Task instructions: Copy exactly the lines from the beginning of the data down to and including the line holding "0.03, 0.08, 0.12, 0.14, 0.15]", without any pictures.

* Begin Source material *

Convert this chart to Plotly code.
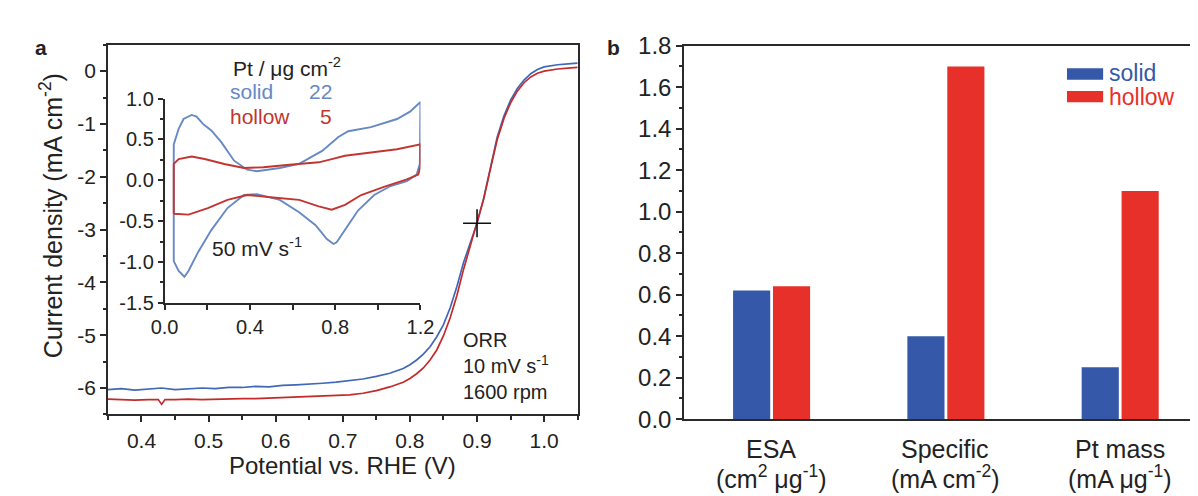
import plotly.graph_objects as go

W, H = 1198, 496

# ---------------- data ----------------
lsv_v_solid = [0.35, 0.37, 0.39, 0.41, 0.43, 0.45, 0.47, 0.49, 0.51, 0.53, 0.55, 0.57, 0.59, 0.61,
               0.63, 0.65, 0.67, 0.69, 0.71, 0.73, 0.75, 0.77, 0.79, 0.80, 0.81, 0.82, 0.83, 0.84,
               0.85, 0.86, 0.87, 0.88, 0.89, 0.90, 0.91, 0.92, 0.93, 0.94, 0.95, 0.96, 0.97, 0.98,
               0.99, 1.00, 1.02, 1.04, 1.05]
lsv_j_solid = [-6.03, -6.01, -6.04, -6.02, -6.00, -6.03, -6.01, -6.00, -6.01, -5.99, -5.99, -5.97, -5.98, -5.95,
               -5.94, -5.93, -5.91, -5.89, -5.86, -5.83, -5.78, -5.72, -5.63, -5.56, -5.47, -5.36, -5.22, -5.03,
               -4.80, -4.48, -4.08, -3.62, -3.25, -2.88, -2.40, -1.80, -1.25, -0.85, -0.55, -0.33, -0.17, -0.05,
               0.03, 0.08, 0.12, 0.14, 0.15]

lsv_v_hollow = [0.35, 0.37, 0.39, 0.41, 0.425, 0.43, 0.435, 0.45, 0.47, 0.49, 0.51, 0.53, 0.55, 0.57,
                0.59, 0.61, 0.63, 0.65, 0.67, 0.69, 0.71, 0.73, 0.75, 0.77, 0.78, 0.79, 0.80, 0.81,
                0.82, 0.83, 0.84, 0.85, 0.86, 0.87, 0.88, 0.89, 0.90, 0.91, 0.92, 0.93, 0.94, 0.95,
                0.96, 0.97, 0.98, 0.99, 1.00, 1.02, 1.04, 1.05]
lsv_j_hollow = [-6.21, -6.22, -6.23, -6.22, -6.22, -6.31, -6.22, -6.22, -6.21, -6.22, -6.21, -6.20, -6.20, -6.20,
                -6.19, -6.19, -6.18, -6.17, -6.16, -6.15, -6.13, -6.10, -6.05, -5.98, -5.94, -5.89, -5.82, -5.73,
                -5.62, -5.47, -5.28, -5.01, -4.67, -4.25, -3.75, -3.30, -2.88, -2.42, -1.85, -1.30, -0.90, -0.60,
                -0.38, -0.22, -0.11, -0.04, 0.00, 0.04, 0.06, 0.07]

half_wave_v = [0.90]
half_wave_j = [-2.88]

cv_v_solid = [0.043, 0.043, 0.066, 0.089, 0.127, 0.150, 0.180, 0.219, 0.265, 0.326, 0.387, 0.433, 0.540,
              0.631, 0.739, 0.815, 0.861, 0.968, 1.090, 1.151, 1.200, 1.200, 1.197, 1.182, 1.136, 1.060,
              0.983, 0.907, 0.846, 0.807, 0.792, 0.761, 0.708, 0.631, 0.540, 0.433, 0.372, 0.295, 0.219,
              0.157, 0.112, 0.093, 0.066, 0.043]
cv_i_solid = [-0.99, 0.44, 0.63, 0.75, 0.80, 0.78, 0.69, 0.61, 0.47, 0.24, 0.13, 0.11, 0.15,
              0.20, 0.36, 0.53, 0.60, 0.65, 0.75, 0.84, 0.96, 0.47, 0.20, 0.07, -0.01, -0.07,
              -0.18, -0.37, -0.61, -0.76, -0.78, -0.72, -0.55, -0.39, -0.24, -0.17, -0.18, -0.34, -0.61,
              -0.88, -1.11, -1.18, -1.11, -0.99]

cv_v_hollow = [0.043, 0.043, 0.066, 0.127, 0.188, 0.280, 0.372, 0.463, 0.586, 0.723, 0.784, 0.846, 0.968,
               1.090, 1.200, 1.200, 1.190, 1.136, 1.029, 0.922, 0.846, 0.784, 0.723, 0.631, 0.509, 0.387,
               0.295, 0.203, 0.112, 0.066, 0.043]
cv_i_hollow = [-0.41, 0.20, 0.26, 0.29, 0.26, 0.20, 0.15, 0.16, 0.19, 0.22, 0.26, 0.30, 0.34,
               0.38, 0.44, 0.17, 0.07, 0.01, -0.08, -0.18, -0.30, -0.36, -0.32, -0.24, -0.21, -0.18,
               -0.24, -0.34, -0.42, -0.41, -0.41]

category_names = ["ESA", "Specific", "Pt mass"]
category_units = ["(cm<sup>2</sup> μg<sup>-1</sup>)", "(mA cm<sup>-2</sup>)", "(mA μg<sup>-1</sup>)"]
bar_solid = [0.62, 0.40, 0.25]
bar_hollow = [0.64, 1.70, 1.10]

a_y_ticks = [0, -1, -2, -3, -4, -5, -6]
a_y_labels = ["0", "-1", "-2", "-3", "-4", "-5", "-6"]
a_x_ticks = [0.4, 0.5, 0.6, 0.7, 0.8, 0.9, 1.0]
inset_y_ticks = [1.0, 0.5, 0.0, -0.5, -1.0, -1.5]
inset_y_labels = ["1.0", "0.5", "0.0", "-0.5", "-1.0", "-1.5"]
inset_x_ticks = [0.0, 0.4, 0.8, 1.2]
b_y_ticks = [0.0, 0.2, 0.4, 0.6, 0.8, 1.0, 1.2, 1.4, 1.6, 1.8]

# ---------------- styling ----------------
FONT = "Liberation Sans, Arial, sans-serif"
BLUE_LSV = "#4068b8"
RED_LSV = "#c42a2a"
BLUE_CV = "#6689c4"
RED_CV = "#c23530"
BLUE_BAR = "#3558a9"
RED_BAR = "#e8302a"
AX = "#2a2a2a"


def px(x):
    return x / W


def py(y):
    return 1 - y / H


fig = go.Figure()

# panel a main
fig.add_trace(go.Scatter(x=lsv_v_solid, y=lsv_j_solid, mode="lines",
                         line=dict(color=BLUE_LSV, width=1.7), xaxis="x", yaxis="y", showlegend=False))
fig.add_trace(go.Scatter(x=lsv_v_hollow, y=lsv_j_hollow, mode="lines",
                         line=dict(color=RED_LSV, width=1.7), xaxis="x", yaxis="y", showlegend=False))
fig.add_trace(go.Scatter(x=half_wave_v, y=half_wave_j, mode="markers",
                         marker=dict(symbol="cross-thin", size=20, line=dict(color="#111", width=1.6)),
                         xaxis="x", yaxis="y", showlegend=False))

# inset
fig.add_trace(go.Scatter(x=cv_v_solid, y=cv_i_solid, mode="lines",
                         line=dict(color=BLUE_CV, width=1.9), xaxis="x2", yaxis="y2", showlegend=False))
fig.add_trace(go.Scatter(x=cv_v_hollow, y=cv_i_hollow, mode="lines",
                         line=dict(color=RED_CV, width=1.9), xaxis="x2", yaxis="y2", showlegend=False))

# panel b bars
cat_pos = list(range(len(category_names)))
fig.add_trace(go.Bar(x=cat_pos, y=bar_solid, width=0.213, offset=-0.218, marker_color=BLUE_BAR,
                     marker_line_width=0, xaxis="x3", yaxis="y3", showlegend=False))
fig.add_trace(go.Bar(x=cat_pos, y=bar_hollow, width=0.213, offset=0.011, marker_color=RED_BAR,
                     marker_line_width=0, xaxis="x3", yaxis="y3", showlegend=False))

tickfont_a = dict(family=FONT, size=21, color="#222")
tickfont_in = dict(family=FONT, size=20, color="#222")
tickfont_b = dict(family=FONT, size=24, color="#222")

fig.update_layout(
    width=W, height=H,
    margin=dict(l=0, r=0, t=0, b=0),
    paper_bgcolor="white", plot_bgcolor="rgba(0,0,0,0)",
    barmode="overlay",
    font=dict(family=FONT, color="#222", size=20),
    xaxis=dict(domain=[px(88), px(569)], range=[0.35, 1.05], tickvals=a_x_ticks, tickformat=".1f",
               ticks="outside", ticklen=6, tickwidth=1.5, tickcolor=AX,
               minor=dict(dtick=0.05, ticks="outside", ticklen=3.5, tickwidth=1.5, tickcolor=AX),
               showline=True, linecolor=AX, linewidth=1.8, mirror=True,
               showgrid=False, zeroline=False, tickfont=tickfont_a, anchor="y"),
    yaxis=dict(domain=[py(415), py(24)], range=[-6.5, 0.5], tickvals=a_y_ticks, ticktext=a_y_labels,
               ticks="outside", ticklen=6, tickwidth=1.5, tickcolor=AX,
               minor=dict(dtick=0.5, ticks="outside", ticklen=3.5, tickwidth=1.5, tickcolor=AX),
               showline=True, linecolor=AX, linewidth=1.8, mirror=True,
               showgrid=False, zeroline=False, tickfont=tickfont_a, anchor="x"),
    xaxis2=dict(domain=[px(146), px(408)], range=[0, 1.2], tickvals=inset_x_ticks, tickformat=".1f",
                ticks="outside", ticklen=5, tickwidth=1.5, tickcolor=AX,
                minor=dict(dtick=0.2, ticks="outside", ticklen=5, tickwidth=1.5, tickcolor=AX),
                showline=True, linecolor=AX, linewidth=1.6, mirror=False,
                showgrid=False, zeroline=False, tickfont=tickfont_in, anchor="y2"),
    yaxis2=dict(domain=[py(297), py(81)], range=[-1.5, 1.0], tickvals=inset_y_ticks, ticktext=inset_y_labels,
                ticks="outside", ticklen=5, tickwidth=1.5, tickcolor=AX,
                minor=dict(dtick=0.25, ticks="outside", ticklen=3, tickwidth=1.5, tickcolor=AX),
                showline=True, linecolor=AX, linewidth=1.6, mirror=False,
                showgrid=False, zeroline=False, tickfont=tickfont_in, anchor="x2"),
    xaxis3=dict(domain=[px(678), 1.0], range=[-0.4986, 2.415], tickvals=cat_pos,
                showticklabels=False, ticks="", showline=True, linecolor=AX, linewidth=1.8, mirror=True,
                showgrid=False, zeroline=False, anchor="y3"),
    yaxis3=dict(domain=[py(420), py(25)], range=[0, 1.8], tickvals=b_y_ticks, tickformat=".1f",
                ticks="outside", ticklen=6, tickwidth=1.5, tickcolor=AX,
                minor=dict(dtick=0.1, ticks="outside", ticklen=3.5, tickwidth=1.5, tickcolor=AX),
                showline=True, linecolor=AX, linewidth=1.8, mirror=False,
                showgrid=False, zeroline=False, tickfont=tickfont_b, anchor="x3"),
)

ann = []


def text(x, y, s, size=20, color="#222", xanchor="center", yanchor="middle", angle=0, bold=False,
         xref="paper", align="center"):
    if bold:
        s = "<b>" + s + "</b>"
    ann.append(dict(x=px(x) if xref == "paper" else x, y=py(y), xref=xref, yref="paper", text=s,
                    showarrow=False, xanchor=xanchor, yanchor=yanchor, textangle=angle, align=align,
                    font=dict(family=FONT, size=size, color=color)))


text(19, 27, "a", size=21, bold=True)
text(606, 27, "b", size=21, bold=True)
text(328, 469, "Potential vs. RHE (V)", size=24)
text(30, 205, "Current density (mA cm<sup>-2</sup>)", size=25, angle=-90)
text(449, 364, "ORR<br>10 mV s<sup>-1</sup><br>1600 rpm", size=20, xanchor="left", align="left")
text(271, 48, "Pt / μg cm<sup>-2</sup>", size=21)
text(211, 74, "solid", size=21, color=BLUE_CV, xanchor="left")
text(319, 74, "22", size=21, color=BLUE_CV, xanchor="right")
text(211, 100, "hollow", size=21, color=RED_CV, xanchor="left")
text(319, 100, "5", size=21, color=RED_CV, xanchor="right")
text(192, 238, "50 mV s<sup>-1</sup>", size=21, xanchor="left")
text(1111, 54, "solid", size=23, color=BLUE_BAR, xanchor="left")
text(1111, 79, "hollow", size=23, color=RED_BAR, xanchor="left")
for i, (nm, un) in enumerate(zip(category_names, category_units)):
    text(cat_pos[i], 452, nm, size=25, xref="x3")
    text(cat_pos[i], 481, un, size=25, xref="x3")
fig.update_layout(annotations=ann)

shapes = [
    dict(type="rect", xref="paper", yref="paper", x0=px(1070), x1=px(1107), y0=py(61), y1=py(49),
         fillcolor=BLUE_BAR, line_width=0),
    dict(type="rect", xref="paper", yref="paper", x0=px(1070), x1=px(1107), y0=py(85), y1=py(73),
         fillcolor=RED_BAR, line_width=0),
]
fig.update_layout(shapes=shapes)

fig.write_html("out.html")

* End Source material *

Exercise answer:
Convert this chart to Plotly code.
import plotly.graph_objects as go

W, H = 1198, 496

# ---------------- data ----------------
lsv_v_solid = [0.35, 0.37, 0.39, 0.41, 0.43, 0.45, 0.47, 0.49, 0.51, 0.53, 0.55, 0.57, 0.59, 0.61,
               0.63, 0.65, 0.67, 0.69, 0.71, 0.73, 0.75, 0.77, 0.79, 0.80, 0.81, 0.82, 0.83, 0.84,
               0.85, 0.86, 0.87, 0.88, 0.89, 0.90, 0.91, 0.92, 0.93, 0.94, 0.95, 0.96, 0.97, 0.98,
               0.99, 1.00, 1.02, 1.04, 1.05]
lsv_j_solid = [-6.03, -6.01, -6.04, -6.02, -6.00, -6.03, -6.01, -6.00, -6.01, -5.99, -5.99, -5.97, -5.98, -5.95,
               -5.94, -5.93, -5.91, -5.89, -5.86, -5.83, -5.78, -5.72, -5.63, -5.56, -5.47, -5.36, -5.22, -5.03,
               -4.80, -4.48, -4.08, -3.62, -3.25, -2.88, -2.40, -1.80, -1.25, -0.85, -0.55, -0.33, -0.17, -0.05,
               0.03, 0.08, 0.12, 0.14, 0.15]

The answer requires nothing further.